Not: “they have pierced my hands and my feet” as it is customarily rendered.
I looked at a commentary and I suppose the translators are leaning on the Hebrew text from the Middle Ages instead of one from before Christ:
From a commentary:
Psalm 22:12–18 (Psalms 1-41 (James M. Boice)): “A special word should be said about verse 16, which is translated, 'they have pierced my hands and my feet.' The word pierced is the most striking indication of a crucifixion in the entire psalm, but it is well known that the Masoretic (or vowel-pointed) text of the Middle Ages does not actually read 'pierced.' As it stands, the word in the text should be rendered 'as a lion.'
A translator must always be careful how he or she disagrees with the Masoretic text, particularly when there is no explicit textual variant to base an alternative translation on. Yet in this case there seems to be good reason for doing so. For one thing, the Septuagint (Greek) translation of the Old Testament, produced a century or two before the Christian era and therefore an unbiased witness, rendered the word 'pierced.'
Second, the other major versions also translate the Hebrew this way. Third, the meaning 'as a lion' has little sense in the context and leaves the phrase in question without an explicit verb (it would have to be supplied from the preceding line). This suggests that the Masoretic text with its vowel pointing is just wrong and that alternative vowels should be supplied.”

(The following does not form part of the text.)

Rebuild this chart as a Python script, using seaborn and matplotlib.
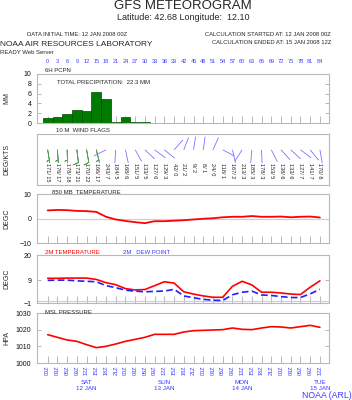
import numpy as np
import pandas as pd
import seaborn as sns
import matplotlib.pyplot as plt

sns.set_theme(style="white")
plt.rcParams['font.family'] = ['Liberation Sans', 'DejaVu Sans']

# forecast hours (3-hourly, 12 JAN 2008 00Z .. 15 JAN 2008 12Z)
hours = [0, 3, 6, 9, 12, 15, 18, 21, 24, 27, 30, 33, 36, 39, 42, 45, 48, 51,
         54, 57, 60, 63, 66, 69, 72, 75, 78, 81, 84]
time_labels = ['00Z', '03Z', '06Z', '09Z', '12Z', '15Z', '18Z', '21Z',
               '00Z', '03Z', '06Z', '09Z', '12Z', '15Z', '18Z', '21Z',
               '00Z', '03Z', '06Z', '09Z', '12Z', '15Z', '18Z', '21Z',
               '00Z', '03Z', '06Z', '09Z', '12Z']
day_hours = [12, 36, 60, 84]
day_labels = ['SAT\n12 JAN', 'SUN\n13 JAN', 'MON\n14 JAN', 'TUE\n15 JAN']

precip = [1.0, 1.2, 1.9, 2.7, 2.4, 6.3, 4.8, 0.2, 1.2, 0.3, 0.3, 0, 0, 0, 0,
          0, 0, 0, 0, 0, 0, 0, 0, 0, 0, 0, 0, 0, 0]
wind_dir = [171, 176, 178, 173, 170, 166, 243, 184, 168, 151, 133, 127, 129,
            42, 21, 9, 8, 24, 118, 167, 213, 185, 178, 153, 138, 133, 127,
            141, 170]
wind_spd = [15, 17, 18, 21, 22, 17, 7, 5, 6, 5, 5, 6, 3, 0, 2, 2, 1, 0, 1, 2,
            3, 3, 3, 5, 6, 6, 7, 7, 8]
t850 = [3.3, 3.5, 3.4, 3.1, 3.0, 2.7, 0.7, -0.4, -1.0, -1.5, -1.9, -1.1,
        -1.1, -0.9, -0.7, -0.4, -0.1, 0.1, 0.5, 0.7, 0.7, 1.0, 0.7, 0.7, 0.8,
        0.5, 0.7, 0.8, 0.4]
t2m = [9.8, 9.8, 9.9, 9.9, 9.9, 9.3, 7.9, 7.0, 5.3, 4.7, 4.9, 6.6, 8.3, 7.7,
       3.9, 2.9, 2.1, 1.5, 1.5, 6.3, 8.5, 6.9, 3.7, 3.7, 3.4, 2.9, 2.7, 5.9,
       8.7]
td2m = [8.9, 9.0, 9.0, 8.7, 8.5, 8.3, 6.6, 5.7, 4.6, 4.2, 3.9, 4.1, 4.2, 5.0,
        2.1, 1.3, 0.6, 0.2, 0.1, 2.6, 3.7, 4.2, 2.5, 2.3, 1.8, 1.4, 1.4, 3.0,
        5.0]
mslp = [1017.0, 1015.4, 1013.8, 1013.0, 1011.0, 1009.2, 1010.0, 1011.4,
        1013.0, 1014.2, 1015.4, 1017.2, 1017.2, 1017.2, 1018.6, 1019.4,
        1019.6, 1019.8, 1020.0, 1021.0, 1020.2, 1020.0, 1021.0, 1021.8,
        1021.6, 1021.0, 1021.8, 1022.6, 1021.4]

df = pd.DataFrame({'hour': hours, 'precip': precip, 'dir': wind_dir,
                   'spd': wind_spd, 't850': t850, 't2m': t2m, 'td2m': td2m,
                   'mslp': mslp})

BLUE = '#3a3aff'
GRID = '#b8b8b8'
W, H = 352, 400


def box(top, bottom, left=37, right=329):
    return [left / W, 1 - bottom / H, (right - left) / W, (bottom - top) / H]


def ftext(x, y, s, **kw):
    fig.text(x / W, 1 - y / H, s, **kw)


def style(ax, yticks=None):
    ax.set_xlim(-3.3, 86.8)
    ax.set_xticks(hours)
    ax.set_xticklabels([])
    for sp in ax.spines.values():
        sp.set_color(GRID)
        sp.set_linewidth(0.8)
    ax.tick_params(axis='x', direction='in', length=5, color=GRID, width=0.7,
                   bottom=True)
    ax.tick_params(axis='y', direction='in', length=3, color=GRID, width=0.7,
                   left=True, right=True, labelsize=5, pad=4,
                   labelcolor='#111111')
    if yticks is not None:
        ax.set_yticks(yticks)
    ax.set_xlabel('')
    ax.set_ylabel('')


fig = plt.figure(figsize=(W / 100, H / 100), dpi=100)

# header
ftext(183, 6, 'GFS METEOROGRAM', ha='center', va='center', fontsize=9.5)
ftext(183, 17, 'Latitude: 42.68 Longitude:  12.10', ha='center',
      va='center', fontsize=6.5)
ftext(27, 35, 'DATA INITIAL TIME: 12 JAN 2008 00Z', va='center', fontsize=4.2)
ftext(331, 35, 'CALCULATION STARTED AT: 12 JAN 2008 00Z', ha='right',
      va='center', fontsize=4.2)
ftext(331, 43, 'CALCULATION ENDED AT: 15 JAN 2008 12Z', ha='right',
      va='center', fontsize=4.2)
ftext(0, 45, 'NOAA AIR RESOURCES LABORATORY', va='center', fontsize=6.0)
ftext(0, 53, 'READY Web Server', va='center', fontsize=4.3)

# precipitation
ax1 = fig.add_axes(box(74, 123))
sns.barplot(data=df, x='hour', y='precip', native_scale=True, width=1.0,
            color='#007a00', saturation=1, edgecolor='#004a00', linewidth=0.5,
            ax=ax1)
style(ax1, [0, 2, 4, 6, 8, 10])
ax1.set_ylim(0, 10)
ax1.set_xticklabels([str(h) for h in hours])
ax1.tick_params(axis='x', top=False, labeltop=True, labelbottom=False,
                length=5, labelsize=4, labelcolor=BLUE, pad=7.5)
ax1.set_ylabel('MM', fontsize=5)
ax1.yaxis.set_label_coords(-0.092, 0.5)
ftext(45, 71, '6H PCPN', va='center', fontsize=4.3)
ftext(57, 83, 'TOTAL PRECIPITATION:  22.3 MM', va='center', fontsize=4.3)

# wind flags
ax2 = fig.add_axes(box(134, 185))
style(ax2)
ax2.set_ylim(0, 1)
ax2.set_yticks([])
ax2.tick_params(axis='x', length=0)
ax2.set_ylabel('DEG/KTS', fontsize=5)
ax2.yaxis.set_label_coords(-0.092, 0.5)
rad = np.deg2rad(df['dir'])
strong = (df['spd'] >= 10).to_numpy()
weak = ~strong
y0 = 0.69
ax2.barbs(df['hour'].to_numpy()[strong], np.full(strong.sum(), y0),
          (-df['spd'] * np.sin(rad)).to_numpy()[strong],
          (-df['spd'] * np.cos(rad)).to_numpy()[strong],
          length=4.3, color='#5aa05a', linewidth=0.6, rounding=False,
          barb_increments=dict(half=10, full=20, flag=100))
ax2.quiver(df['hour'].to_numpy()[weak], np.full(weak.sum(), y0),
           np.sin(rad).to_numpy()[weak], np.cos(rad).to_numpy()[weak],
           pivot='tail', angles='uv', scale_units='inches', scale=7.5,
           units='dots', width=0.8, headwidth=0, headlength=0,
           headaxislength=0, color='#7070ff')
for h, d, s in zip(hours, wind_dir, wind_spd):
    ax2.text(h, 0.43, f'{d}/ {s}', rotation=270, ha='center', va='top',
             fontsize=4, color='#222222')
ftext(56, 131, '10 M  WIND FLAGS', va='center', fontsize=4.3)

# 850 mb temperature
ax3 = fig.add_axes(box(194, 243))
ax3.axhline(0, color='#c8c8ff', lw=0.8)
sns.lineplot(data=df, x='hour', y='t850', color='red', lw=1.3, ax=ax3)
style(ax3, [-10, 0, 10])
ax3.set_ylim(-10, 10)
ax3.set_ylabel('DEGC', fontsize=5)
ax3.yaxis.set_label_coords(-0.092, 0.5)
ftext(52, 192, '850 MB  TEMPERATURE', va='center', fontsize=4.3)

# 2m temperature / dew point
ax4 = fig.add_axes(box(255, 303))
ax4.axhline(0, color='#c8c8ff', lw=0.8)
sns.lineplot(data=df, x='hour', y='t2m', color='red', lw=1.2, ax=ax4)
sns.lineplot(data=df, x='hour', y='td2m', color='#2020ff', lw=1.2, ax=ax4,
             dashes=False, linestyle=(0, (4, 2)))
style(ax4, [-1, 9, 20])
ax4.set_ylim(-1, 20)
ax4.set_ylabel('DEGC', fontsize=5)
ax4.yaxis.set_label_coords(-0.092, 0.5)
ftext(45, 252, '2M TEMPERATURE', va='center', fontsize=4.3, color='red')
ftext(123, 252, '2M   DEW POINT', va='center', fontsize=4.3, color=BLUE)

# MSL pressure
ax5 = fig.add_axes(box(313, 363))
sns.lineplot(data=df, x='hour', y='mslp', color='red', lw=1.2, ax=ax5)
style(ax5, [1000, 1010, 1020, 1030])
ax5.set_ylim(1000, 1030)
ax5.set_ylabel('HPA', fontsize=5)
ax5.yaxis.set_label_coords(-0.092, 0.5)
ax5.set_xticklabels(time_labels, rotation=90, fontsize=4, color=BLUE)
ax5.tick_params(axis='x', pad=2)
for h, lab in zip(day_hours, day_labels):
    ax5.text(h, -0.33, lab, transform=ax5.get_xaxis_transform(),
             ha='center', va='top', fontsize=4.5, color=BLUE,
             linespacing=1.3)
ftext(45, 312, 'MSL PRESSURE', va='center', fontsize=4.3)
ftext(352, 395, 'NOAA (ARL)', ha='right', va='center', fontsize=6.3,
      color=BLUE)

fig.savefig('out.png', dpi=100)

I think I've red-pilled off the Masoretic after reading this.
For me another amazing thing thing is that St. Paul in Corinthians actually quotes directly from the Septuagint. “Now is an acceptable time” is only in the Greek translation that includes the extra six Catholic books in the Bible. So apparently what’s good enough for St. Paul is not good enough for many Christians who, when Martin Luther came around, rejected the Septuagint.